Tuesday, May 8, 2012

More Powerful Anti-Fed Testimony in Congress

In addition to Peter Klein's powerful testimony before Ron Paul's subcommittee on monetary policy, Dr. Jeffrey M. Herbener, Chairman, Economics Department, Grove City College, is testifying. Here are snippets from his important testimony:
An elastic currency breaks the integration of production on the market by being an element foreign to the test of profit and loss. An elastic currency has two characteristics: a central bank empowered to issue fiat paper money and commercial banks empowered to issue fiduciary media.The production of fiat paper money cannot be regulated by profit and loss. It is always profitable to produce more. In 2011, the average cost of the 5.8 billion Federal Reserve Notes produced was $0.091. So a profit of around $4.90 is made by printing and spending a $5 bill. If the Fed continued order the printing of FRNs as long as it was profitable, then eventually
prices of inputs would rise so that it cost more than $5 to print a $5 bill. Then the Fed could order the printing of $50 bills instead and so on indefinitely as we have witnessed in hyperinflations  like Zimbabwe’s...

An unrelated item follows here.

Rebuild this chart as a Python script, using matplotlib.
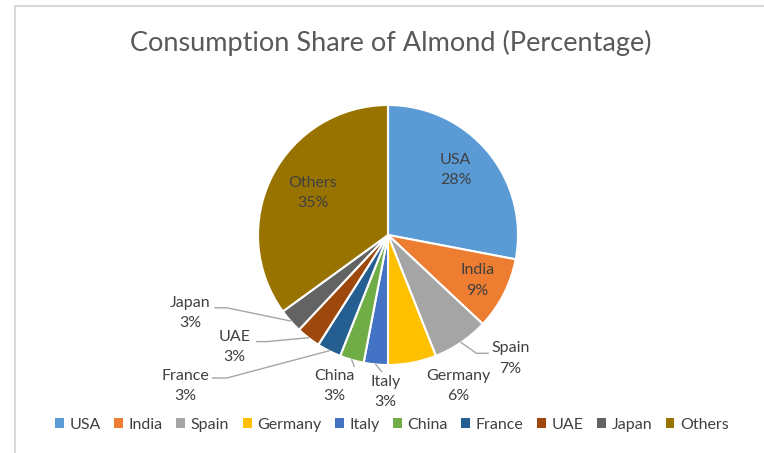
import numpy as np
import matplotlib.pyplot as plt
from matplotlib.patches import Patch

# almond consumption share by country
countries = ["USA", "India", "Spain", "Germany", "Italy", "China",
             "France", "UAE", "Japan", "Others"]
shares = [28, 9, 7, 6, 3, 3, 3, 3, 3, 35]
colors = ["#5B9BD5", "#ED7D31", "#A5A5A5", "#FFC000", "#4472C4",
          "#70AD47", "#255E91", "#9E480E", "#636363", "#997300"]

# label centres, in pie-radius units (centre = 0,0)
label_xy = {
    "USA": (0.52, 0.50), "India": (0.69, -0.35), "Spain": (0.94, -0.95),
    "Germany": (0.54, -1.16), "Italy": (-0.02, -1.21), "China": (-0.41, -1.16),
    "France": (-1.56, -1.16), "UAE": (-1.18, -0.86), "Japan": (-1.52, -0.60),
    "Others": (-0.58, 0.32),
}
# leader line elbow / end points
leaders = {
    "Spain": [(0.68, -0.91), (0.77, -0.91)],
    "Italy": [(-0.05, -1.05)],
    "China": [(-0.26, -1.01)],
    "France": [(-1.24, -1.10), (-1.35, -1.10)],
    "UAE": [(-0.93, -0.82), (-1.01, -0.82)],
    "Japan": [(-1.24, -0.56), (-1.33, -0.56)],
}

plt.rcParams['font.family'] = ['Lato', 'DejaVu Sans']
txt_col = "#404040"

fig = plt.figure(figsize=(7.64, 4.53), dpi=100)
ax = fig.add_axes([0, 0, 1, 1])
R = 130.0
cx, cy = 388, 235

wedges, _ = ax.pie(shares, colors=colors, startangle=90, counterclock=False,
                   radius=1.0, wedgeprops=dict(edgecolor="white", linewidth=1.5))
ax.set_xlim(-cx / R, (764 - cx) / R)
ax.set_ylim(-(453 - cy) / R, cy / R)
ax.set_aspect('auto')
ax.axis('off')

for w, name, val in zip(wedges, countries, shares):
    x, y = label_xy[name]
    ax.text(x, y, f"{name}\n{val}%", ha="center", va="center", fontsize=11.5,
            color=txt_col, linespacing=1.55)
    if name in leaders:
        mid = np.deg2rad((w.theta1 + w.theta2) / 2)
        pts = [(np.cos(mid), np.sin(mid))] + leaders[name]
        xs, ys = zip(*pts)
        ax.plot(xs, ys, color="#A6A6A6", lw=1)

fig.text(0.511, 0.905, "Consumption Share of Almond (Percentage)",
         ha="center", va="center", fontsize=19.5, color="#595959")

handles = [Patch(facecolor=c, edgecolor="none") for c in colors]
fig.legend(handles, countries, loc="center", bbox_to_anchor=(0.513, 0.062),
           ncol=10, frameon=False, fontsize=11.5, handlelength=0.55,
           handleheight=0.55, handletextpad=0.35, columnspacing=0.85,
           labelcolor=txt_col)

# light chart border (top and left visible)
fig.add_artist(plt.Line2D([15 / 764, 1], [1 - 6 / 453, 1 - 6 / 453],
                          color="#D9D9D9", lw=1.5, transform=fig.transFigure))
fig.add_artist(plt.Line2D([15 / 764, 15 / 764], [0, 1 - 6 / 453],
                          color="#D9D9D9", lw=1.5, transform=fig.transFigure))

fig.savefig("out.png", dpi=100)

There is no social benefit from keeping the price level stable. The alleged benefit is that
price stability prevents wealth transfers between creditors and debtors and between workers and capitalists. But such transfers assume that entrepreneurs fail to anticipate changes in money’s purchasing power. Entrepreneurs can earn profits and avoid losses by anticipating these changes just as well as changes in prices of other goods. If they anticipate rising prices for goods overall, then they will increase their demands for resources today bidding up wages today. Likewise, lenders will insist on higher interest rates today. An elastic currency adds another dimension of uncertainty to changes in money’s purchasing power. It makes the task of entrepreneurs more, not less, difficult. In extreme cases, an elastic currency can result in wildly unstable prices that paralyze entrepreneurial decision making and destroy production on the market... two of the periods of most rapid economic growth in U.S. history were from 1820-1850 and 1865-1900. In each of these periods, the purchasing power of the dollar roughly doubled...

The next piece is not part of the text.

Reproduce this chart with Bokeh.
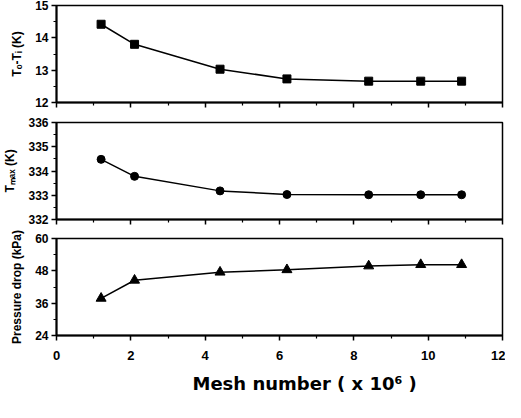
from bokeh.plotting import figure
from bokeh.layouts import column
from bokeh.models import Range1d, FixedTicker, CustomJSTickFormatter, Title
from bokeh.embed import file_html
from bokeh.resources import INLINE

# data
mesh = [1.2, 2.1, 4.4, 6.2, 8.4, 9.8, 10.9]
dT = [14.42, 13.8, 13.03, 12.73, 12.66, 12.66, 12.66]
tmax = [334.48, 333.78, 333.18, 333.03, 333.02, 333.02, 333.02]
dp = [37.8, 44.5, 47.5, 48.4, 49.8, 50.3, 50.3]

x_ticks = [0, 2, 4, 6, 8, 10, 12]
x_minor = [1, 3, 5, 7, 9, 11]
dT_ticks = [12, 13, 14, 15]
dT_minor = [12.5, 13.5, 14.5]
tmax_ticks = [332, 333, 334, 335, 336]
tmax_minor = [332.5, 333.5, 334.5, 335.5]
dp_ticks = [24, 36, 48, 60]
dp_minor = [30, 42, 54]

x_title = "Mesh number ( x 10\u2076 )"

TICK_FONT = "Liberation Sans"
LABEL_FONT = "Liberation Sans"


def make_panel(height, border_top, border_bottom, yr, yticks, yminor, ylabel, show_x):
    p = figure(width=505, height=height, output_backend="svg", toolbar_location=None,
               x_range=Range1d(0, 12), y_range=Range1d(*yr),
               min_border_left=54, min_border_right=3,
               min_border_top=border_top, min_border_bottom=border_bottom)
    p.xgrid.visible = False
    p.ygrid.visible = False
    p.outline_line_color = "black"
    p.outline_line_width = 1.5
    p.background_fill_color = "white"
    p.border_fill_color = "white"
    for ax in (p.xaxis[0], p.yaxis[0]):
        ax.axis_line_width = 2
        ax.major_tick_line_width = 1.5
        ax.minor_tick_line_width = 1.2
        ax.major_tick_in = 0
        ax.major_tick_out = 5
        ax.minor_tick_in = 0
        ax.minor_tick_out = 3
        ax.major_label_text_font = TICK_FONT
        ax.major_label_text_font_style = "bold"
        ax.major_label_text_font_size = "12px"
        ax.major_label_text_color = "black"
    p.xaxis.ticker = FixedTicker(ticks=x_ticks, minor_ticks=x_minor)
    p.yaxis.ticker = FixedTicker(ticks=yticks, minor_ticks=yminor)
    p.yaxis.axis_label = ylabel
    p.yaxis.axis_label_text_font = LABEL_FONT
    p.yaxis.axis_label_text_font_style = "bold"
    p.yaxis.axis_label_text_font_size = "12px"
    p.yaxis.axis_label_text_color = "black"
    p.yaxis.axis_label_standoff = 8
    p.yaxis.major_label_standoff = 3
    if show_x:
        p.xaxis.major_label_text_font_size = "13px"
        p.xaxis.major_label_standoff = 10
        t = Title(text=x_title, align="left", offset=136,
                  text_font="DejaVu Sans", text_font_style="bold",
                  text_font_size="18px", text_color="black", standoff=17)
        p.add_layout(t, "below")
    else:
        p.xaxis.formatter = CustomJSTickFormatter(code="return ''")
        p.xaxis.major_label_standoff = 0
    return p


p1 = make_panel(110, 5, 8, (12, 15), dT_ticks, dT_minor, "T\u2092-T\u1d62 (K)", False)
p1.line(mesh, dT, line_color="black", line_width=1.5)
p1.scatter(mesh, dT, marker="square", size=8, fill_color="black", line_color="black")

p2 = make_panel(116, 12, 7, (332, 336), tmax_ticks, tmax_minor, "T\u2098\u2090\u2093 (K)", False)
p2.line(mesh, tmax, line_color="black", line_width=1.5)
p2.scatter(mesh, tmax, marker="circle", size=8, fill_color="black", line_color="black")

p3 = make_panel(176, 12, 66, (24, 60), dp_ticks, dp_minor, "Pressure drop (kPa)", True)
p3.line(mesh, dp, line_color="black", line_width=1.5)
p3.scatter(mesh, dp, marker="triangle", size=10, fill_color="black", line_color="black")

layout = column(p1, p2, p3, spacing=0)
open("out.html", "w").write(file_html(layout, INLINE))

.Monetary inflation and credit expansion generate the boom bust cycle, however, not economic growth... 
No one can describe today the configuration of commodity money and money certificates that entrepreneurs would bring about if permitted to operate private enterprises in their production any more than one could have predicted in 1900 the development of the 21st century automobile industry or predicted in 1950 the 21st century consumer electronics industry.

What we do know is that their production would be regulated by profit and loss and therefore, would result in the satisfaction of people’s preferences. The monetary inflation and credit expansion of our elastic currency system would be eliminated and with it the booms and busts
that have plagued our history


  1. A great exposition of Austrian economics as applied to money and banking. Dr. Herbener's Economics Dept. at Grove City College is a great place to learn sound economic theory at a wonderful liberal arts college. I may be biased - my son is a student at GCC.